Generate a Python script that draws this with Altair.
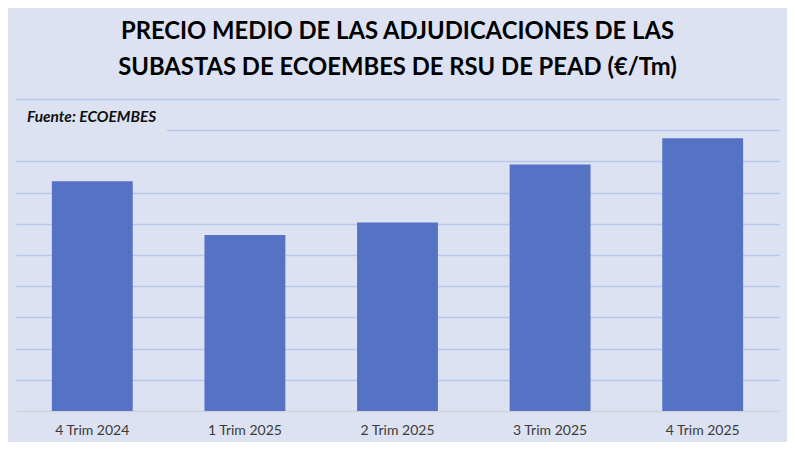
import altair as alt
import pandas as pd

categories = ["4 Trim 2024", "1 Trim 2025", "2 Trim 2025", "3 Trim 2025", "4 Trim 2025"]
values = [368, 282, 302, 395, 437]
grid_values = [50, 100, 150, 200, 250, 300, 350, 400, 450, 500]
title_lines = ["PRECIO MEDIO DE LAS ADJUDICACIONES DE LAS",
               "SUBASTAS DE ECOEMBES DE RSU DE PEAD (€/Tm)"]
source_text = "Fuente: ECOEMBES"

BG = "#dce2f2"
FONT = "Lato"

df = pd.DataFrame({"trim": categories, "precio": values})

bars = alt.Chart(df).mark_bar(color="#5572c4").encode(
    x=alt.X("trim:N", sort=categories, title=None,
            scale=alt.Scale(paddingInner=0.47, paddingOuter=0.235),
            axis=alt.Axis(labelAngle=0, ticks=False, tickSize=0, labelPadding=12,
                          labelFont=FONT, labelFontSize=14, labelColor="#3a3a3a",
                          domain=True, domainColor="#d0d3dc", domainWidth=1.5)),
    y=alt.Y("precio:Q", title=None,
            scale=alt.Scale(domain=[0, 500], nice=False),
            axis=alt.Axis(values=grid_values, labels=False, ticks=False, domain=False,
                          grid=True, gridColor="#b8c6ec", gridWidth=1.5)),
)

note_df = pd.DataFrame({"t": [source_text]})
note_bg = alt.Chart(note_df).mark_rect(color=BG).encode(
    x=alt.value(0), x2=alt.value(151), y=alt.value(8), y2=alt.value(38)
)
note = alt.Chart(note_df).mark_text(
    align="left", baseline="alphabetic", font=FONT, fontSize=15.5,
    fontStyle="italic", fontWeight="bold", color="#111111"
).encode(x=alt.value(11), y=alt.value(23), text="t:N")

chart = alt.layer(bars, note_bg, note).properties(
    width=763, height=312,
    autosize=alt.AutoSizeParams(type="none"),
    padding={"left": 8, "top": 91, "right": 8, "bottom": 31},
    background=BG,
    title=alt.TitleParams(text=title_lines, font=FONT, fontSize=23.8, fontWeight="bold",
                          color="#000000", lineHeight=36, anchor="middle", offset=19),
).configure_view(stroke=None)

chart.save("out.html", embed_options={"renderer": "svg", "actions": False})
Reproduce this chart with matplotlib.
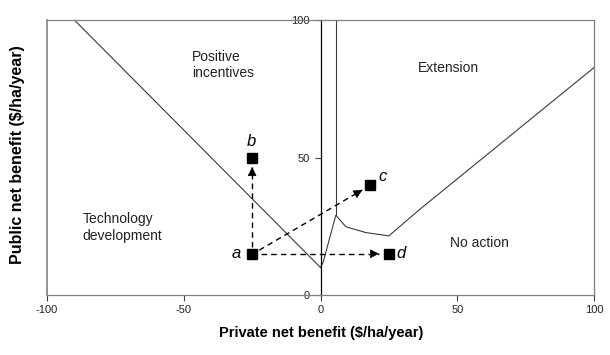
import matplotlib
matplotlib.use("Agg")
import matplotlib.pyplot as plt

plt.rcParams["font.family"] = ["Liberation Sans", "DejaVu Sans"]
plt.rcParams["axes.unicode_minus"] = False

# boundary between technology development and positive incentives
tech_x = [-90, 0]
tech_y = [100, 10]
# lower boundary (no action / extension)
bound_x = [0, 1, 5.6, 9.3, 16.6, 25, 36, 100]
bound_y = [10, 12, 29, 24.8, 22.7, 21.5, 30.9, 82.7]
# vertical boundary between positive incentives and extension
vert_x = [5.6, 5.6]
vert_y = [29, 100]

# example projects
pt_names = ["a", "b", "c", "d"]
pt_x = [-25, -25, 18, 25]
pt_y = [15, 50, 40, 15]
# arrows from a (start, end)
arr_start = [(-25, 17.5), (-22.4, 16.3), (-21.8, 15)]
arr_end = [(-25, 46.5), (15.3, 38.2), (21.4, 15)]

regions = ["Positive\nincentives", "Technology\ndevelopment", "Extension", "No action"]

fig = plt.figure(figsize=(6.1, 3.55), dpi=100)
ax = fig.add_axes([47 / 610, 60 / 355, 547 / 610, 275 / 355])
ax.set_xlim(-100, 100)
ax.set_ylim(0, 100)

frame = "#808080"
for s in ("top", "right", "bottom"):
    ax.spines[s].set_color(frame)
    ax.spines[s].set_linewidth(0.9)
ax.spines["left"].set_position(("data", 0))
ax.spines["left"].set_color("black")
ax.spines["left"].set_linewidth(0.9)
ax.axvline(-100, color=frame, lw=1.2, clip_on=False)

ax.set_xticks([-100, -50, 0, 50, 100])
ax.set_yticks([0, 50, 100])
ax.tick_params(axis="both", direction="out", length=4, width=0.8,
               labelsize=8, color="#404040", labelcolor="#222222")

line_c = "#3a3a3a"
ax.plot(tech_x, tech_y, color=line_c, lw=0.8)
ax.plot(bound_x, bound_y, color=line_c, lw=0.8)
ax.plot(vert_x, vert_y, color=line_c, lw=0.8)

for (x0, y0), (x1, y1) in zip(arr_start, arr_end):
    ax.plot([x0, x1], [y0, y1], color="black", lw=1, ls=(0, (4, 3)))
    dx, dy = x1 - x0, y1 - y0
    L = (dx ** 2 + dy ** 2) ** 0.5
    ax.annotate("", xy=(x1, y1), xytext=(x1 - dx / L * 3, y1 - dy / L * 3),
                arrowprops=dict(arrowstyle="-|>", color="black", lw=0.5,
                                mutation_scale=14, shrinkA=0, shrinkB=0))

ax.plot(pt_x, pt_y, ls="none", marker="s", ms=6.5, color="black")

lab_pos = {"a": (-30.9, 15.1), "b": (-25.2, 55.8), "c": (22.6, 43), "d": (29.3, 15)}
for n in pt_names:
    ax.text(*lab_pos[n], n, fontsize=12, style="italic", ha="center", va="center")

ax.text(-47, 89, regions[0], fontsize=10, ha="left", va="top", color="#222222")
ax.text(-87, 30, regions[1], fontsize=10, ha="left", va="top", color="#222222")
ax.text(35.7, 82.5, regions[2], fontsize=10, ha="left", va="center", color="#222222")
ax.text(47.2, 19, regions[3], fontsize=10, ha="left", va="center", color="#222222")

fig.text(321 / 610, 1 - 333 / 355, "Private net benefit ($/ha/year)",
         fontsize=10.5, fontweight="bold", ha="center", va="center")
fig.text(18 / 610, 1 - 155 / 355, "Public net benefit ($/ha/year)",
         fontsize=11.5, fontweight="bold", ha="center", va="center", rotation=90)

fig.savefig("out.png", dpi=100)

**TO DO:** Return the records exactly. Don't carry the pictures over.

**SOLUTION FOR THIS TASK:**
Generate a Python script that draws this with Altair.
import altair as alt
import pandas as pd

categories = ["4 Trim 2024", "1 Trim 2025", "2 Trim 2025", "3 Trim 2025", "4 Trim 2025"]
values = [368, 282, 302, 395, 437]
grid_values = [50, 100, 150, 200, 250, 300, 350, 400, 450, 500]
title_lines = ["PRECIO MEDIO DE LAS ADJUDICACIONES DE LAS",
               "SUBASTAS DE ECOEMBES DE RSU DE PEAD (€/Tm)"]
source_text = "Fuente: ECOEMBES"

BG = "#dce2f2"
FONT = "Lato"

df = pd.DataFrame({"trim": categories, "precio": values})

bars = alt.Chart(df).mark_bar(color="#5572c4").encode(
    x=alt.X("trim:N", sort=categories, title=None,
            scale=alt.Scale(paddingInner=0.47, paddingOuter=0.235),
            axis=alt.Axis(labelAngle=0, ticks=False, tickSize=0, labelPadding=12,
                          labelFont=FONT, labelFontSize=14, labelColor="#3a3a3a",
                          domain=True, domainColor="#d0d3dc", domainWidth=1.5)),
    y=alt.Y("precio:Q", title=None,
            scale=alt.Scale(domain=[0, 500], nice=False),
            axis=alt.Axis(values=grid_values, labels=False, ticks=False, domain=False,
                          grid=True, gridColor="#b8c6ec", gridWidth=1.5)),
)

note_df = pd.DataFrame({"t": [source_text]})
note_bg = alt.Chart(note_df).mark_rect(color=BG).encode(
    x=alt.value(0), x2=alt.value(151), y=alt.value(8), y2=alt.value(38)
)
note = alt.Chart(note_df).mark_text(
    align="left", baseline="alphabetic", font=FONT, fontSize=15.5,
    fontStyle="italic", fontWeight="bold", color="#111111"
).encode(x=alt.value(11), y=alt.value(23), text="t:N")

chart = alt.layer(bars, note_bg, note).properties(
    width=763, height=312,
    autosize=alt.AutoSizeParams(type="none"),
    padding={"left": 8, "top": 91, "right": 8, "bottom": 31},
    background=BG,
    title=alt.TitleParams(text=title_lines, font=FONT, fontSize=23.8, fontWeight="bold",
                          color="#000000", lineHeight=36, anchor="middle", offset=19),
).configure_view(stroke=None)

chart.save("out.html", embed_options={"renderer": "svg", "actions": False})
Reproduce this chart with matplotlib.
import matplotlib
matplotlib.use("Agg")
import matplotlib.pyplot as plt

plt.rcParams["font.family"] = ["Liberation Sans", "DejaVu Sans"]
plt.rcParams["axes.unicode_minus"] = False

# boundary between technology development and positive incentives
tech_x = [-90, 0]
tech_y = [100, 10]
# lower boundary (no action / extension)
bound_x = [0, 1, 5.6, 9.3, 16.6, 25, 36, 100]
bound_y = [10, 12, 29, 24.8, 22.7, 21.5, 30.9, 82.7]
# vertical boundary between positive incentives and extension
vert_x = [5.6, 5.6]
vert_y = [29, 100]

# example projects
pt_names = ["a", "b", "c", "d"]
pt_x = [-25, -25, 18, 25]
pt_y = [15, 50, 40, 15]
# arrows from a (start, end)
arr_start = [(-25, 17.5), (-22.4, 16.3), (-21.8, 15)]
arr_end = [(-25, 46.5), (15.3, 38.2), (21.4, 15)]

regions = ["Positive\nincentives", "Technology\ndevelopment", "Extension", "No action"]

fig = plt.figure(figsize=(6.1, 3.55), dpi=100)
ax = fig.add_axes([47 / 610, 60 / 355, 547 / 610, 275 / 355])
ax.set_xlim(-100, 100)
ax.set_ylim(0, 100)

frame = "#808080"
for s in ("top", "right", "bottom"):
    ax.spines[s].set_color(frame)
    ax.spines[s].set_linewidth(0.9)
ax.spines["left"].set_position(("data", 0))
ax.spines["left"].set_color("black")
ax.spines["left"].set_linewidth(0.9)
ax.axvline(-100, color=frame, lw=1.2, clip_on=False)

ax.set_xticks([-100, -50, 0, 50, 100])
ax.set_yticks([0, 50, 100])
ax.tick_params(axis="both", direction="out", length=4, width=0.8,
               labelsize=8, color="#404040", labelcolor="#222222")

line_c = "#3a3a3a"
ax.plot(tech_x, tech_y, color=line_c, lw=0.8)
ax.plot(bound_x, bound_y, color=line_c, lw=0.8)
ax.plot(vert_x, vert_y, color=line_c, lw=0.8)

for (x0, y0), (x1, y1) in zip(arr_start, arr_end):
    ax.plot([x0, x1], [y0, y1], color="black", lw=1, ls=(0, (4, 3)))
    dx, dy = x1 - x0, y1 - y0
    L = (dx ** 2 + dy ** 2) ** 0.5
    ax.annotate("", xy=(x1, y1), xytext=(x1 - dx / L * 3, y1 - dy / L * 3),
                arrowprops=dict(arrowstyle="-|>", color="black", lw=0.5,
                                mutation_scale=14, shrinkA=0, shrinkB=0))

ax.plot(pt_x, pt_y, ls="none", marker="s", ms=6.5, color="black")

lab_pos = {"a": (-30.9, 15.1), "b": (-25.2, 55.8), "c": (22.6, 43), "d": (29.3, 15)}
for n in pt_names:
    ax.text(*lab_pos[n], n, fontsize=12, style="italic", ha="center", va="center")

ax.text(-47, 89, regions[0], fontsize=10, ha="left", va="top", color="#222222")
ax.text(-87, 30, regions[1], fontsize=10, ha="left", va="top", color="#222222")
ax.text(35.7, 82.5, regions[2], fontsize=10, ha="left", va="center", color="#222222")
ax.text(47.2, 19, regions[3], fontsize=10, ha="left", va="center", color="#222222")

fig.text(321 / 610, 1 - 333 / 355, "Private net benefit ($/ha/year)",
         fontsize=10.5, fontweight="bold", ha="center", va="center")
fig.text(18 / 610, 1 - 155 / 355, "Public net benefit ($/ha/year)",
         fontsize=11.5, fontweight="bold", ha="center", va="center", rotation=90)

fig.savefig("out.png", dpi=100)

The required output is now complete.